Ropes & Gray
July 31, 2002
Jonathan G. Katz
Securities and Exchange Commission
450 5th Street NW
Washington, DC 20549
Re: Proposed Amendments to Investment Company Advertising Rules
(File No. S7-17-02)
I am writing to oppose certain aspects of the Commission's proposed amendments relating to mutual fund advertising. Specifically, I suggest that the Commission reconsider its proposed repeal of Rule 134 and instead amend that Rule to permit mutual fund advertisements and sales literature to include standardized performance information.

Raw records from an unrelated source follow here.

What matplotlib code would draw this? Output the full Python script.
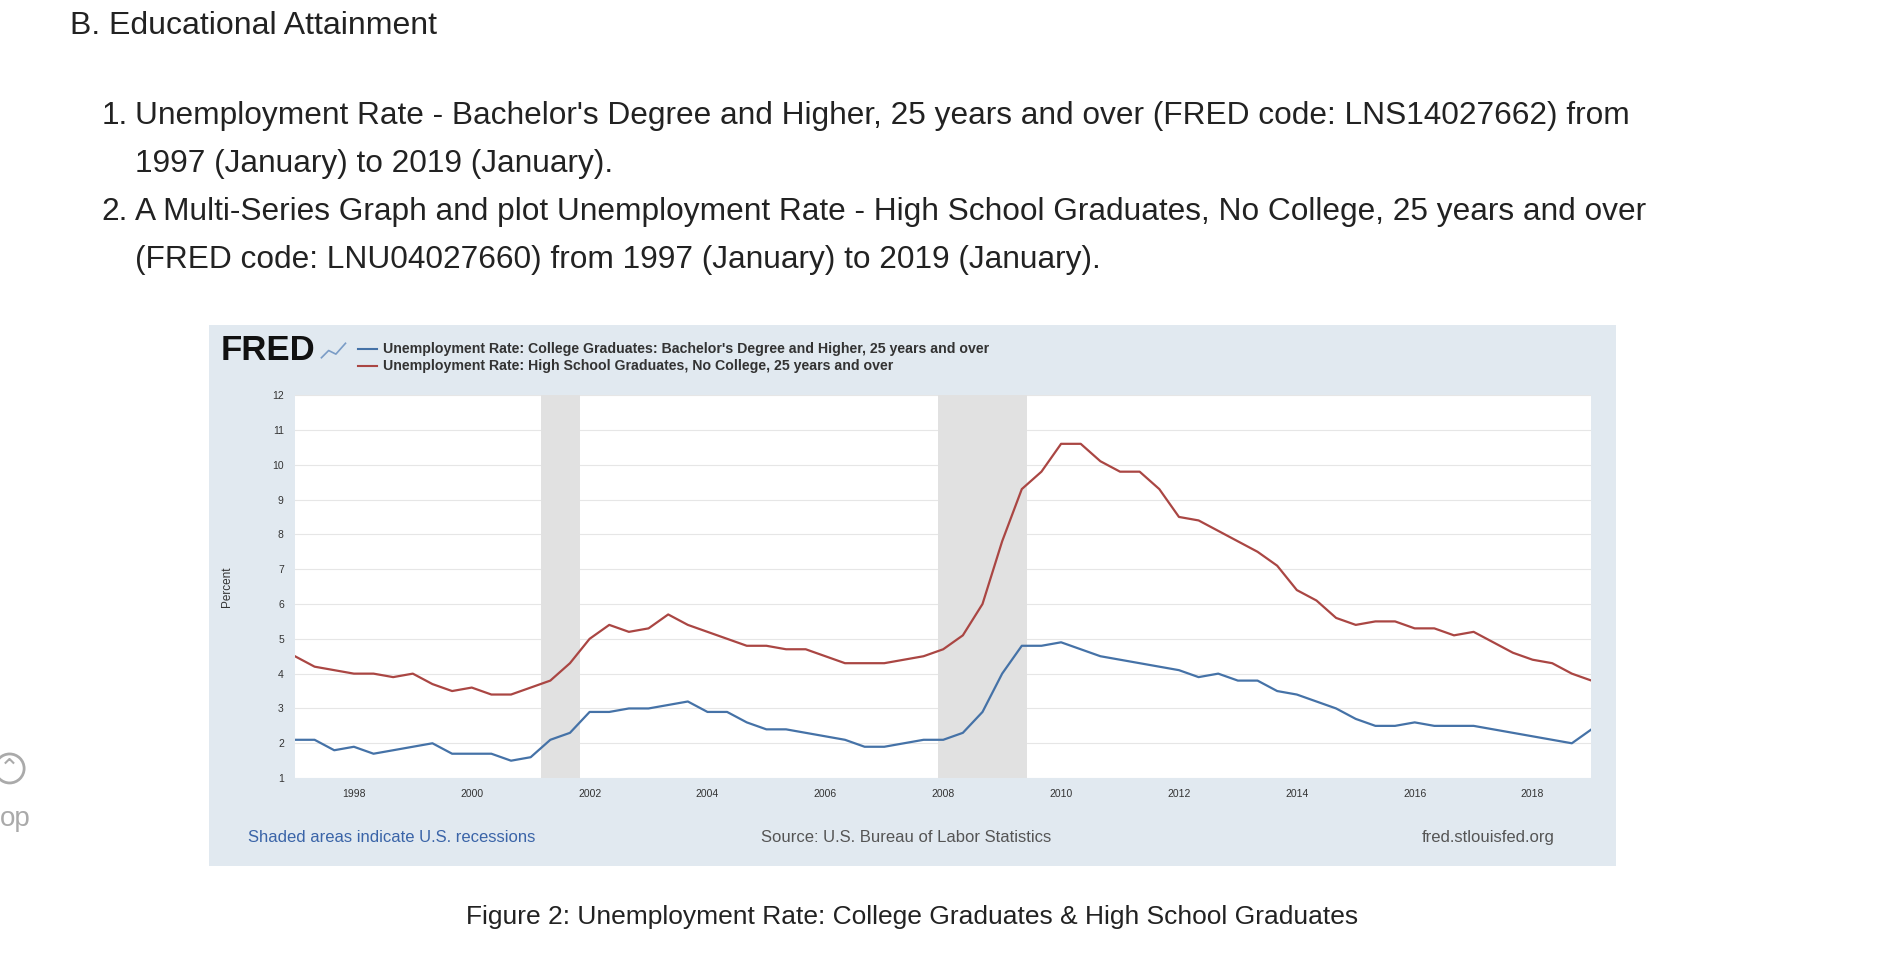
import matplotlib
matplotlib.use("Agg")
import matplotlib.pyplot as plt
import numpy as np

college = [2.1,2.1,1.8, 1.9,1.7,1.8, 1.9,2.0,1.7, 1.7,1.7,1.5,
           1.6,2.1,2.3, 2.9,2.9,3.0, 3.0,3.1,3.2, 2.9,2.9,2.6,
           2.4,2.4,2.3, 2.2,2.1,1.9, 1.9,2.0,2.1, 2.1,2.3,2.9,
           4.0,4.8,4.8, 4.9,4.7,4.5, 4.4,4.3,4.2, 4.1,3.9,4.0,
           3.8,3.8,3.5, 3.4,3.2,3.0, 2.7,2.5,2.5, 2.6,2.5,2.5,
           2.5,2.4,2.3, 2.2,2.1,2.0, 2.4]
highschool = [4.5,4.2,4.1, 4.0,4.0,3.9, 4.0,3.7,3.5, 3.6,3.4,3.4,
              3.6,3.8,4.3, 5.0,5.4,5.2, 5.3,5.7,5.4, 5.2,5.0,4.8,
              4.8,4.7,4.7, 4.5,4.3,4.3, 4.3,4.4,4.5, 4.7,5.1,6.0,
              7.8,9.3,9.8, 10.6,10.6,10.1, 9.8,9.8,9.3, 8.5,8.4,8.1,
              7.8,7.5,7.1, 6.4,6.1,5.6, 5.4,5.5,5.5, 5.3,5.3,5.1,
              5.2,4.9,4.6, 4.4,4.3,4.0, 3.8]
recessions = [(2001.17, 2001.83), (2007.92, 2009.42)]
year_ticks = [1998, 2000, 2002, 2004, 2006, 2008, 2010, 2012, 2014, 2016, 2018]
y_ticks = list(range(1, 13))

t_c = 1997 + np.arange(len(college)) / 3
t_h = 1997 + np.arange(len(highschool)) / 3

W, H = 1560, 802
def fx(x): return x / W
def fy(y): return 1 - y / H

plt.rcParams['font.family'] = ['Liberation Sans', 'DejaVu Sans']
fig = plt.figure(figsize=(18.78, 9.66), dpi=100)
txt = '#222222'
fig.text(fx(58), fy(22), "B. Educational Attainment", fontsize=23, color=txt, va='center')
lines = [(96, "1.", "Unemployment Rate - Bachelor's Degree and Higher, 25 years and over (FRED code: LNS14027662) from"),
         (136, "", "1997 (January) to 2019 (January)."),
         (176, "2.", "A Multi-Series Graph and plot Unemployment Rate - High School Graduates, No College, 25 years and over"),
         (216, "", "(FRED code: LNU04027660) from 1997 (January) to 2019 (January).")]
for y, n, s in lines:
    if n:
        fig.text(fx(106), fy(y), n, fontsize=22.8, color=txt, va='center', ha='right')
    fig.text(fx(112), fy(y), s, fontsize=22.8, color=txt, va='center')
fig.text(fx(758), fy(761), "Figure 2: Unemployment Rate: College Graduates & High School Graduates",
         fontsize=19, color=txt, ha='center', va='center')
fig.text(fx(0), fy(680), "op", fontsize=20, color='#aaaaaa', va='center')
fig.text(fx(8), fy(638), "⌃", fontsize=18, color='#aaaaaa', va='center', ha='center',
         bbox=dict(boxstyle='circle,pad=0.1', fc='none', ec='#aaaaaa', lw=2))

panel = fig.add_axes([fx(174), fy(719), fx(1342) - fx(174), fy(270) - fy(719)])
panel.set_facecolor('#e1e9f0'); panel.set_xticks([]); panel.set_yticks([])
for s in panel.spines.values(): s.set_visible(False)

fig.text(fx(183), fy(291), "FRED", fontsize=25, fontweight='bold', color='#111111', va='center')
fig.lines.append(plt.Line2D([fx(267), fx(273), fx(279), fx(287)], [fy(297), fy(291), fy(294), fy(285)],
                            color='#7a9cc6', lw=1.2, transform=fig.transFigure))
blue, red = '#4572a7', '#aa4643'
fig.lines.append(plt.Line2D([fx(297), fx(313)], [fy(290)] * 2, color=blue, lw=1.5, transform=fig.transFigure))
fig.lines.append(plt.Line2D([fx(297), fx(313)], [fy(304)] * 2, color=red, lw=1.5, transform=fig.transFigure))
fig.text(fx(318), fy(290), "Unemployment Rate: College Graduates: Bachelor's Degree and Higher, 25 years and over",
         fontsize=10.2, fontweight='bold', color='#333333', va='center')
fig.text(fx(318), fy(304), "Unemployment Rate: High School Graduates, No College, 25 years and over",
         fontsize=10.2, fontweight='bold', color='#333333', va='center')
fig.text(fx(206), fy(695), "Shaded areas indicate U.S. recessions", fontsize=12, color='#3a64a8', va='center')
fig.text(fx(753), fy(695), "Source: U.S. Bureau of Labor Statistics", fontsize=12, color='#555555', va='center', ha='center')
fig.text(fx(1291), fy(695), "fred.stlouisfed.org", fontsize=12, color='#555555', va='center', ha='right')

ax = fig.add_axes([fx(245), fy(646), fx(1322) - fx(245), fy(328) - fy(646)])
ax.set_facecolor('white')
for a, b in recessions:
    ax.axvspan(a, b, color='#e1e1e1', lw=0)
ax.plot(t_c, college, color=blue, lw=1.6)
ax.plot(t_h, highschool, color=red, lw=1.6)
ax.set_xlim(1997, 2019); ax.set_ylim(1, 12)
ax.set_yticks(y_ticks); ax.set_xticks(year_ticks)
ax.grid(axis='y', color='#e6e6e6', lw=0.8)
ax.set_axisbelow(True)
ax.tick_params(labelsize=7.5, colors='#333333', length=0, pad=8)
for s in ax.spines.values(): s.set_visible(False)
ax.set_ylabel("Percent", fontsize=8.5, color='#333333', labelpad=28)
fig.savefig("out.png", dpi=100)
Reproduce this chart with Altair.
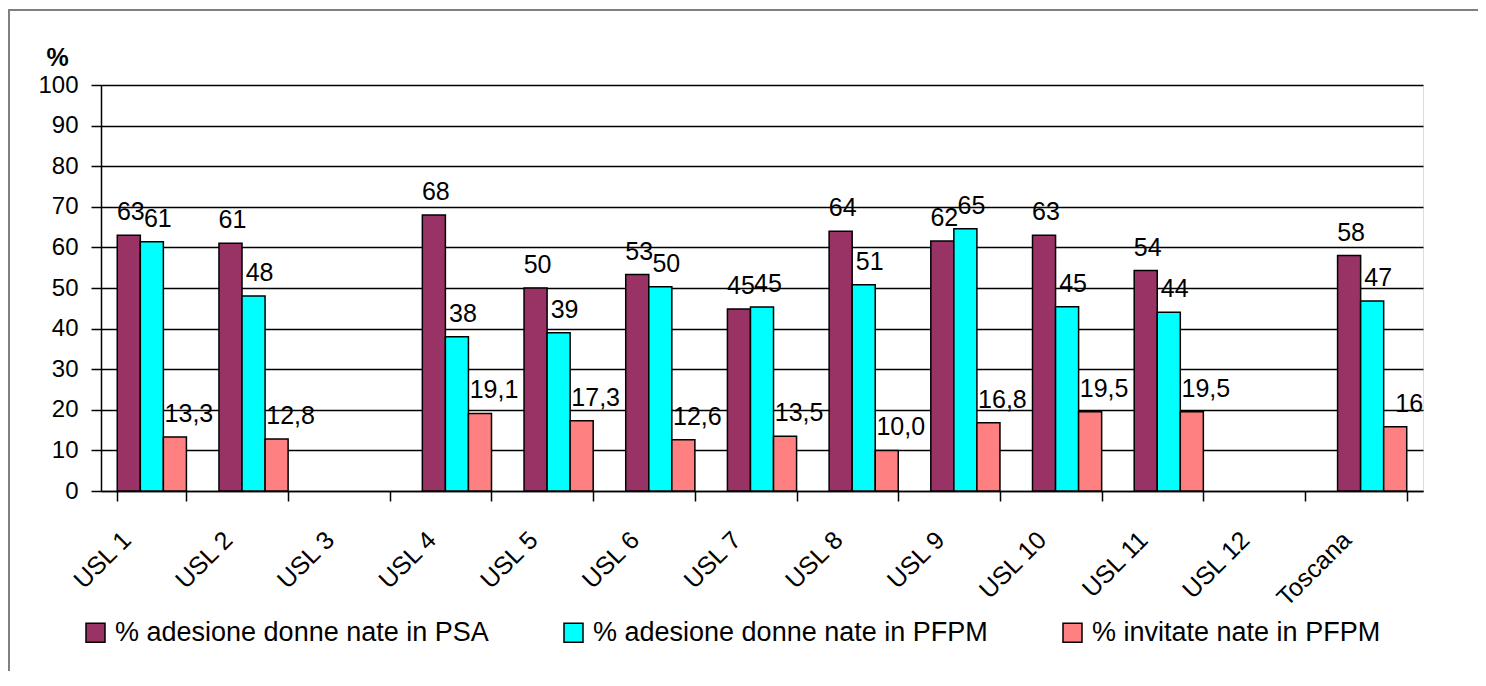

Rule 134 currently does not permit inclusion of performance information. Given investors' keen interest in receiving performance information, the Commission some years ago adopted Rule 482 to permit the inclusion of standardized performance information in an "omitting prospectus." This created a certain awkwardness due to the "substance of" requirement. The Commission now proposes to fix that problem in a way that requires all mutual fund advertising and sales literature to be published under Rule 482.
The consequences of this approach is to subject to all mutual fund advertising and sales literature to the prospectus liability standards of Section 12 (a) (2) of the 1933 Act. The Commission's proposal fails to establish an adequate basis for this monumental shift of liability exposure.
Under Section 12 (a) (2), the sellers of securities, which in most instances would likely be the funds themselves, are subjected to liability. It is even possible that claims could be asserted against fund directors as alleged "controlling persons" under Section 15 (although existing legal principles would not, in my view, support such a conclusion). In the mutual fund context, however, responsibility for preparation and use of advertising and sales literature almost always rests with the fund's sponsor or principal underwriter. This is where the primary legal responsibility and liability should remain.
Making the fund itself liable for advertising and sales literature in effect transfers the liability to fund shareholders. While this result may make sense in the context of an industrial issuer, where the issuer's shareholders arguably benefited from a sale of a security at an inflated price as a result of inadequate disclosure, the logic breaks down in the mutual fund context where all purchases and sales occur at net asset value.
Rule 134, as currently formulated, already recognizes that sales of securities by mutual funds require special regulatory treatment. This is justified, in my view, by the fact that investors in mutual funds are not purchasing a passive stake in a business enterprise but in reality are purchasing a package of investment services: advice, custody and accounting. While Congress in its wisdom has decided to subject sales of mutual fund shares to the registration requirements the 1933 Act, it is also fitting that the Commission recognize the unique nature of these securities sales in formulating its regulations.
Allowing the continued use of Rule 134 for fund advertising and sales literature, and amending the Rule to permit inclusion of standardized performance disclosure, would do no violence to the current regulatory scheme and would ensure that those responsible for preparation and use of such materials remain primarily liable for their actions under the law.
The foregoing reflects my individual views and not the views of this firm or its clients.